1.1.11. patsy.incr_dbuilder

patsy.incr_dbuilder(formula_like, data_iter_maker, eval_env=0, NA_action='drop')[source]

Construct a design matrix builder incrementally from a large data set.

Parameters:
  • formula_like – Similar to dmatrix(), except that explicit matrices are not allowed. Must be a formula string, a ModelDesc, a DesignInfo, or an object with a __patsy_get_model_desc__ method.
  • data_iter_maker – A zero-argument callable which returns an iterator over dict-like data objects. This must be a callable rather than a simple iterator because sufficiently complex formulas may require multiple passes over the data (e.g. if there are nested stateful transforms).
  • eval_env – Either a EvalEnvironment which will be used to look up any variables referenced in formula_like that cannot be found in data, or else a depth represented as an integer which will be passed to EvalEnvironment.capture(). eval_env=0 means to use the context of the function calling incr_dbuilder() for lookups.
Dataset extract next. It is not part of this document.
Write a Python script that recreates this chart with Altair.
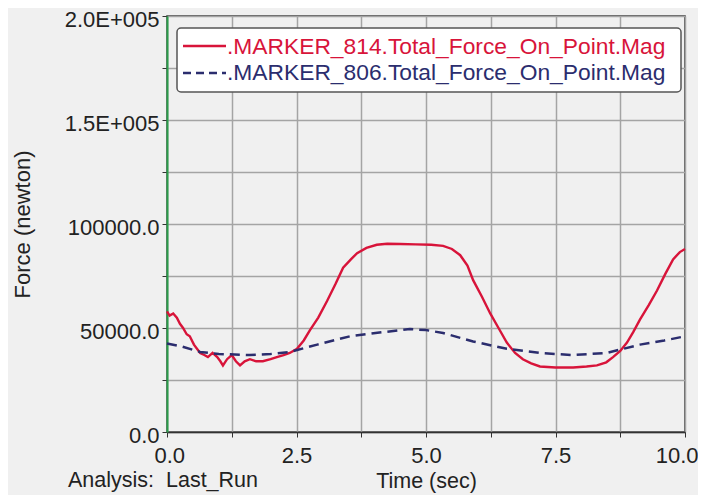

If calling this function from a library, you probably want eval_env=1, which means that variables should be resolved in your caller’s namespace.
  • NA_action – An NAAction object or string, used to determine what values count as ‘missing’ for purposes of determining the levels of categorical factors.
Returns:

A DesignInfo

Tip: for data_iter_maker, write a generator like:

def iter_maker():
    for data_chunk in my_data_store:
        yield data_chunk

and pass iter_maker (not iter_maker()).

New in version 0.2.0: The NA_action argument.